[Data provided]:

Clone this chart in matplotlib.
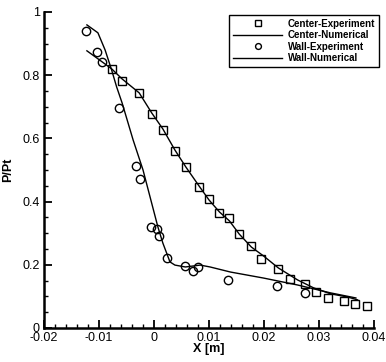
import matplotlib
matplotlib.use("Agg")
import matplotlib.pyplot as plt
import numpy as np
from matplotlib.ticker import MultipleLocator

plt.rcParams['font.family'] = ['Liberation Sans', 'DejaVu Sans']

# Center - experimento
centro_x = [-0.0077, -0.0058, -0.0027, -0.0004, 0.0016, 0.0038, 0.0058, 0.0082, 0.0100,
            0.0119, 0.0137, 0.0155, 0.0177, 0.0195, 0.0226, 0.0248, 0.0274, 0.0294,
            0.0316, 0.0345, 0.0365, 0.0387]
centro_y = [0.820, 0.782, 0.744, 0.677, 0.627, 0.560, 0.509, 0.446, 0.408,
            0.364, 0.348, 0.297, 0.259, 0.218, 0.187, 0.155, 0.139, 0.114,
            0.095, 0.085, 0.076, 0.070]

# Center - numerico
centro_num_x = [-0.0122, -0.0099, -0.0077, -0.0058, -0.0027, -0.0004, 0.0016, 0.0038, 0.0058,
                0.0082, 0.0100, 0.0119, 0.0137, 0.0155, 0.0177, 0.0199, 0.0226, 0.0261,
                0.0290, 0.0321, 0.0352, 0.0370]
centro_num_y = [0.877, 0.848, 0.820, 0.788, 0.744, 0.680, 0.630, 0.563, 0.509,
                0.449, 0.405, 0.367, 0.339, 0.297, 0.256, 0.228, 0.190, 0.152,
                0.127, 0.108, 0.098, 0.089]

# Wall - experimento
parede_x = [-0.0124, -0.0104, -0.0095, -0.0064, -0.0033, -0.0026, -0.0006, 0.0006, 0.0009,
            0.0024, 0.0057, 0.0071, 0.0080, 0.0135, 0.0223, 0.0274]
parede_y = [0.940, 0.873, 0.842, 0.696, 0.513, 0.472, 0.320, 0.313, 0.291,
            0.222, 0.196, 0.180, 0.193, 0.152, 0.133, 0.111]

# Wall - numerico
parede_num_x = [-0.0122, -0.0102, -0.0089, -0.0077, -0.0068, -0.0058, -0.0038, -0.0020, -0.0002,
                0.0007, 0.0016, 0.0029, 0.0038, 0.0057, 0.0084, 0.0102, 0.0139, 0.0199,
                0.0261, 0.0321, 0.0367]
parede_num_y = [0.959, 0.934, 0.880, 0.816, 0.763, 0.712, 0.595, 0.500, 0.380,
                0.320, 0.269, 0.209, 0.199, 0.193, 0.199, 0.193, 0.177, 0.158,
                0.136, 0.111, 0.095]

fig = plt.figure(figsize=(3.86, 3.62), dpi=100)
ax = fig.add_axes([0.114, 0.094, 0.855, 0.873])

ax.plot(centro_x, centro_y, 's', mfc='none', mec='black', ms=5.5, mew=1.0, label='Center-Experiment')
ax.plot(centro_num_x, centro_num_y, '-', color='black', lw=1.0, label='Center-Numerical')
ax.plot(parede_x, parede_y, 'o', mfc='none', mec='black', ms=6, mew=1.0, label='Wall-Experiment')
ax.plot(parede_num_x, parede_num_y, '-', color='black', lw=1.0, label='Wall-Numerical')

ax.set_xlim(-0.02, 0.04)
ax.set_ylim(0, 1)
ax.xaxis.set_minor_locator(MultipleLocator(0.002))
ax.yaxis.set_minor_locator(MultipleLocator(0.05))
ax.set_xticks([-0.02, -0.01, 0, 0.01, 0.02, 0.03, 0.04])
ax.set_xticklabels(['-0.02', '-0.01', '0', '0.01', '0.02', '0.03', '0.04'])
ax.set_yticks([0, 0.2, 0.4, 0.6, 0.8, 1])
ax.set_yticklabels(['0', '0.2', '0.4', '0.6', '0.8', '1'])

ax.spines['top'].set_visible(False)
ax.spines['right'].set_visible(False)
ax.spines['left'].set_linewidth(1.8)
ax.spines['bottom'].set_linewidth(1.8)
ax.tick_params(which='major', direction='in', length=6, width=1.3, labelsize=9, pad=3)
ax.tick_params(which='minor', direction='in', length=3, width=1.0)

ax.set_xlabel('X [m]', fontsize=9, fontweight='bold', labelpad=-1)
ax.set_ylabel('P/Pt', fontsize=9, fontweight='bold', labelpad=6)

leg = ax.legend(loc='upper right', bbox_to_anchor=(0.982, 0.959), bbox_transform=fig.transFigure,
                prop={'weight': 'bold', 'size': 7}, handlelength=5, handletextpad=0.6,
                labelspacing=0.15, borderpad=0.4, borderaxespad=0, markerscale=0.7,
                fancybox=False, framealpha=1)
leg.get_frame().set_edgecolor('black')
leg.get_frame().set_linewidth(1.0)

plt.savefig('out.png', dpi=100)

[What you will do]:
Transcribe the full listing above exactly, with the images removed.

[Reply]:
Clone this chart in matplotlib.
import matplotlib
matplotlib.use("Agg")
import matplotlib.pyplot as plt
import numpy as np
from matplotlib.ticker import MultipleLocator

plt.rcParams['font.family'] = ['Liberation Sans', 'DejaVu Sans']

# Center - experimento
centro_x = [-0.0077, -0.0058, -0.0027, -0.0004, 0.0016, 0.0038, 0.0058, 0.0082, 0.0100,
            0.0119, 0.0137, 0.0155, 0.0177, 0.0195, 0.0226, 0.0248, 0.0274, 0.0294,
            0.0316, 0.0345, 0.0365, 0.0387]
centro_y = [0.820, 0.782, 0.744, 0.677, 0.627, 0.560, 0.509, 0.446, 0.408,
            0.364, 0.348, 0.297, 0.259, 0.218, 0.187, 0.155, 0.139, 0.114,
            0.095, 0.085, 0.076, 0.070]

# Center - numerico
centro_num_x = [-0.0122, -0.0099, -0.0077, -0.0058, -0.0027, -0.0004, 0.0016, 0.0038, 0.0058,
                0.0082, 0.0100, 0.0119, 0.0137, 0.0155, 0.0177, 0.0199, 0.0226, 0.0261,
                0.0290, 0.0321, 0.0352, 0.0370]
centro_num_y = [0.877, 0.848, 0.820, 0.788, 0.744, 0.680, 0.630, 0.563, 0.509,
                0.449, 0.405, 0.367, 0.339, 0.297, 0.256, 0.228, 0.190, 0.152,
                0.127, 0.108, 0.098, 0.089]

# Wall - experimento
parede_x = [-0.0124, -0.0104, -0.0095, -0.0064, -0.0033, -0.0026, -0.0006, 0.0006, 0.0009,
            0.0024, 0.0057, 0.0071, 0.0080, 0.0135, 0.0223, 0.0274]
parede_y = [0.940, 0.873, 0.842, 0.696, 0.513, 0.472, 0.320, 0.313, 0.291,
            0.222, 0.196, 0.180, 0.193, 0.152, 0.133, 0.111]

# Wall - numerico
parede_num_x = [-0.0122, -0.0102, -0.0089, -0.0077, -0.0068, -0.0058, -0.0038, -0.0020, -0.0002,
                0.0007, 0.0016, 0.0029, 0.0038, 0.0057, 0.0084, 0.0102, 0.0139, 0.0199,
                0.0261, 0.0321, 0.0367]
parede_num_y = [0.959, 0.934, 0.880, 0.816, 0.763, 0.712, 0.595, 0.500, 0.380,
                0.320, 0.269, 0.209, 0.199, 0.193, 0.199, 0.193, 0.177, 0.158,
                0.136, 0.111, 0.095]

fig = plt.figure(figsize=(3.86, 3.62), dpi=100)
ax = fig.add_axes([0.114, 0.094, 0.855, 0.873])

ax.plot(centro_x, centro_y, 's', mfc='none', mec='black', ms=5.5, mew=1.0, label='Center-Experiment')
ax.plot(centro_num_x, centro_num_y, '-', color='black', lw=1.0, label='Center-Numerical')
ax.plot(parede_x, parede_y, 'o', mfc='none', mec='black', ms=6, mew=1.0, label='Wall-Experiment')
ax.plot(parede_num_x, parede_num_y, '-', color='black', lw=1.0, label='Wall-Numerical')

ax.set_xlim(-0.02, 0.04)
ax.set_ylim(0, 1)
ax.xaxis.set_minor_locator(MultipleLocator(0.002))
ax.yaxis.set_minor_locator(MultipleLocator(0.05))
ax.set_xticks([-0.02, -0.01, 0, 0.01, 0.02, 0.03, 0.04])
ax.set_xticklabels(['-0.02', '-0.01', '0', '0.01', '0.02', '0.03', '0.04'])
ax.set_yticks([0, 0.2, 0.4, 0.6, 0.8, 1])
ax.set_yticklabels(['0', '0.2', '0.4', '0.6', '0.8', '1'])

ax.spines['top'].set_visible(False)
ax.spines['right'].set_visible(False)
ax.spines['left'].set_linewidth(1.8)
ax.spines['bottom'].set_linewidth(1.8)
ax.tick_params(which='major', direction='in', length=6, width=1.3, labelsize=9, pad=3)
ax.tick_params(which='minor', direction='in', length=3, width=1.0)

ax.set_xlabel('X [m]', fontsize=9, fontweight='bold', labelpad=-1)
ax.set_ylabel('P/Pt', fontsize=9, fontweight='bold', labelpad=6)

leg = ax.legend(loc='upper right', bbox_to_anchor=(0.982, 0.959), bbox_transform=fig.transFigure,
                prop={'weight': 'bold', 'size': 7}, handlelength=5, handletextpad=0.6,
                labelspacing=0.15, borderpad=0.4, borderaxespad=0, markerscale=0.7,
                fancybox=False, framealpha=1)
leg.get_frame().set_edgecolor('black')
leg.get_frame().set_linewidth(1.0)

plt.savefig('out.png', dpi=100)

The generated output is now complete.